→ Data extract:
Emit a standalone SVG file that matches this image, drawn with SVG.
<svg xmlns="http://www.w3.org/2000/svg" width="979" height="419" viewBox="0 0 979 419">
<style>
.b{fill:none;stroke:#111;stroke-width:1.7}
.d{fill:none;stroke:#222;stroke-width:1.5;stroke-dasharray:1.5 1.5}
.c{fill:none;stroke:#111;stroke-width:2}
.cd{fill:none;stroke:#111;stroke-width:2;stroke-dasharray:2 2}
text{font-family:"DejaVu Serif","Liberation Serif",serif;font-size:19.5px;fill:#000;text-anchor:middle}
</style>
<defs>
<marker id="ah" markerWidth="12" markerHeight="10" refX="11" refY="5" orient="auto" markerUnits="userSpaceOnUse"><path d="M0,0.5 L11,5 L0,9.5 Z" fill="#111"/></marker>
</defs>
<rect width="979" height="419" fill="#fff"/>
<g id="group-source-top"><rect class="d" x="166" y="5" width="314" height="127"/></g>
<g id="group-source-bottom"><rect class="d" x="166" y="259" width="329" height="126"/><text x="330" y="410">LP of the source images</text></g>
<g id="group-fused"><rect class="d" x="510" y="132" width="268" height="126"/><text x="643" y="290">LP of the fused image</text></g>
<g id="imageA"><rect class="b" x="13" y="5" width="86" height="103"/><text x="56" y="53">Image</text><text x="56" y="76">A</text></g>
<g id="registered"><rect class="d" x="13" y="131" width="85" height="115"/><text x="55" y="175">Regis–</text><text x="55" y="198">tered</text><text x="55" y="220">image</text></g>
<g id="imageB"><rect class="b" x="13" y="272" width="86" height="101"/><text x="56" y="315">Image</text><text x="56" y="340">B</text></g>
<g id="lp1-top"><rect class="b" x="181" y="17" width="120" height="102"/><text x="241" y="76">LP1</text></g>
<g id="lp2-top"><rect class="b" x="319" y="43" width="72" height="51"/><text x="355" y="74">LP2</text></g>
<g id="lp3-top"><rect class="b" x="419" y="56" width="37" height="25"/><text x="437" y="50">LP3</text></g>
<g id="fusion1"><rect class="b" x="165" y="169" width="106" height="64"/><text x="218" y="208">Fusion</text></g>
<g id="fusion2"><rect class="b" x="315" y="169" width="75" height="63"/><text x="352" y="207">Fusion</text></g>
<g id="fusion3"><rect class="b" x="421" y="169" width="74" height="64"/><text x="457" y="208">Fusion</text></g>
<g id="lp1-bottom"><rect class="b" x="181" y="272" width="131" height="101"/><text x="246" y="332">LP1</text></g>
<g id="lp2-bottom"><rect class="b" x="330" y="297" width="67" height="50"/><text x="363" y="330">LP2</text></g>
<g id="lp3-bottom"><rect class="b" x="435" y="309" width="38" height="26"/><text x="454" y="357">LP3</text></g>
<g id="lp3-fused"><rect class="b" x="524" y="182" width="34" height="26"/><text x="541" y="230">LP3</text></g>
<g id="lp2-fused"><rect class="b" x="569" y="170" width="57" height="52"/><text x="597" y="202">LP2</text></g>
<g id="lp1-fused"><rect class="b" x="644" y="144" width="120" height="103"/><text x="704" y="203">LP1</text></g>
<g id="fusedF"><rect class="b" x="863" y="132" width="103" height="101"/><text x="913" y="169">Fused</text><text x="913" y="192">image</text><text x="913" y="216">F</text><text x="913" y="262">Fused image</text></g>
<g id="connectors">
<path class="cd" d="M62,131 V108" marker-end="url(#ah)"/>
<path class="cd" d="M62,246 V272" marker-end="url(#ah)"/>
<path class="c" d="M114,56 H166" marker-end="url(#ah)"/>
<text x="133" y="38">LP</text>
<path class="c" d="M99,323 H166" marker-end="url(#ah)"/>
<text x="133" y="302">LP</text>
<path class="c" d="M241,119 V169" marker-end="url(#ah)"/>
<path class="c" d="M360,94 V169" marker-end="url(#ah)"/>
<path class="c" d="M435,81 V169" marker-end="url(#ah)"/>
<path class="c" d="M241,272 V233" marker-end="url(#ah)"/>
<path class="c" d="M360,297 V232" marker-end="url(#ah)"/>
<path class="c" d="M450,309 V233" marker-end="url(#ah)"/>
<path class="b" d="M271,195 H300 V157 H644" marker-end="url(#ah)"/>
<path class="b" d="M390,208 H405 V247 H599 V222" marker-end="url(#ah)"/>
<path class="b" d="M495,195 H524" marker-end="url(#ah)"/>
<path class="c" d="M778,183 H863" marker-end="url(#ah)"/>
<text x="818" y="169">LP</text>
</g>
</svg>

→ What the task requires: Print out the whole listing exactly as it appears.

→ Correct output:
Emit a standalone SVG file that matches this image, drawn with SVG.
<svg xmlns="http://www.w3.org/2000/svg" width="979" height="419" viewBox="0 0 979 419">
<style>
.b{fill:none;stroke:#111;stroke-width:1.7}
.d{fill:none;stroke:#222;stroke-width:1.5;stroke-dasharray:1.5 1.5}
.c{fill:none;stroke:#111;stroke-width:2}
.cd{fill:none;stroke:#111;stroke-width:2;stroke-dasharray:2 2}
text{font-family:"DejaVu Serif","Liberation Serif",serif;font-size:19.5px;fill:#000;text-anchor:middle}
</style>
<defs>
<marker id="ah" markerWidth="12" markerHeight="10" refX="11" refY="5" orient="auto" markerUnits="userSpaceOnUse"><path d="M0,0.5 L11,5 L0,9.5 Z" fill="#111"/></marker>
</defs>
<rect width="979" height="419" fill="#fff"/>
<g id="group-source-top"><rect class="d" x="166" y="5" width="314" height="127"/></g>
<g id="group-source-bottom"><rect class="d" x="166" y="259" width="329" height="126"/><text x="330" y="410">LP of the source images</text></g>
<g id="group-fused"><rect class="d" x="510" y="132" width="268" height="126"/><text x="643" y="290">LP of the fused image</text></g>
<g id="imageA"><rect class="b" x="13" y="5" width="86" height="103"/><text x="56" y="53">Image</text><text x="56" y="76">A</text></g>
<g id="registered"><rect class="d" x="13" y="131" width="85" height="115"/><text x="55" y="175">Regis–</text><text x="55" y="198">tered</text><text x="55" y="220">image</text></g>
<g id="imageB"><rect class="b" x="13" y="272" width="86" height="101"/><text x="56" y="315">Image</text><text x="56" y="340">B</text></g>
<g id="lp1-top"><rect class="b" x="181" y="17" width="120" height="102"/><text x="241" y="76">LP1</text></g>
<g id="lp2-top"><rect class="b" x="319" y="43" width="72" height="51"/><text x="355" y="74">LP2</text></g>
<g id="lp3-top"><rect class="b" x="419" y="56" width="37" height="25"/><text x="437" y="50">LP3</text></g>
<g id="fusion1"><rect class="b" x="165" y="169" width="106" height="64"/><text x="218" y="208">Fusion</text></g>
<g id="fusion2"><rect class="b" x="315" y="169" width="75" height="63"/><text x="352" y="207">Fusion</text></g>
<g id="fusion3"><rect class="b" x="421" y="169" width="74" height="64"/><text x="457" y="208">Fusion</text></g>
<g id="lp1-bottom"><rect class="b" x="181" y="272" width="131" height="101"/><text x="246" y="332">LP1</text></g>
<g id="lp2-bottom"><rect class="b" x="330" y="297" width="67" height="50"/><text x="363" y="330">LP2</text></g>
<g id="lp3-bottom"><rect class="b" x="435" y="309" width="38" height="26"/><text x="454" y="357">LP3</text></g>
<g id="lp3-fused"><rect class="b" x="524" y="182" width="34" height="26"/><text x="541" y="230">LP3</text></g>
<g id="lp2-fused"><rect class="b" x="569" y="170" width="57" height="52"/><text x="597" y="202">LP2</text></g>
<g id="lp1-fused"><rect class="b" x="644" y="144" width="120" height="103"/><text x="704" y="203">LP1</text></g>
<g id="fusedF"><rect class="b" x="863" y="132" width="103" height="101"/><text x="913" y="169">Fused</text><text x="913" y="192">image</text><text x="913" y="216">F</text><text x="913" y="262">Fused image</text></g>
<g id="connectors">
<path class="cd" d="M62,131 V108" marker-end="url(#ah)"/>
<path class="cd" d="M62,246 V272" marker-end="url(#ah)"/>
<path class="c" d="M114,56 H166" marker-end="url(#ah)"/>
<text x="133" y="38">LP</text>
<path class="c" d="M99,323 H166" marker-end="url(#ah)"/>
<text x="133" y="302">LP</text>
<path class="c" d="M241,119 V169" marker-end="url(#ah)"/>
<path class="c" d="M360,94 V169" marker-end="url(#ah)"/>
<path class="c" d="M435,81 V169" marker-end="url(#ah)"/>
<path class="c" d="M241,272 V233" marker-end="url(#ah)"/>
<path class="c" d="M360,297 V232" marker-end="url(#ah)"/>
<path class="c" d="M450,309 V233" marker-end="url(#ah)"/>
<path class="b" d="M271,195 H300 V157 H644" marker-end="url(#ah)"/>
<path class="b" d="M390,208 H405 V247 H599 V222" marker-end="url(#ah)"/>
<path class="b" d="M495,195 H524" marker-end="url(#ah)"/>
<path class="c" d="M778,183 H863" marker-end="url(#ah)"/>
<text x="818" y="169">LP</text>
</g>
</svg>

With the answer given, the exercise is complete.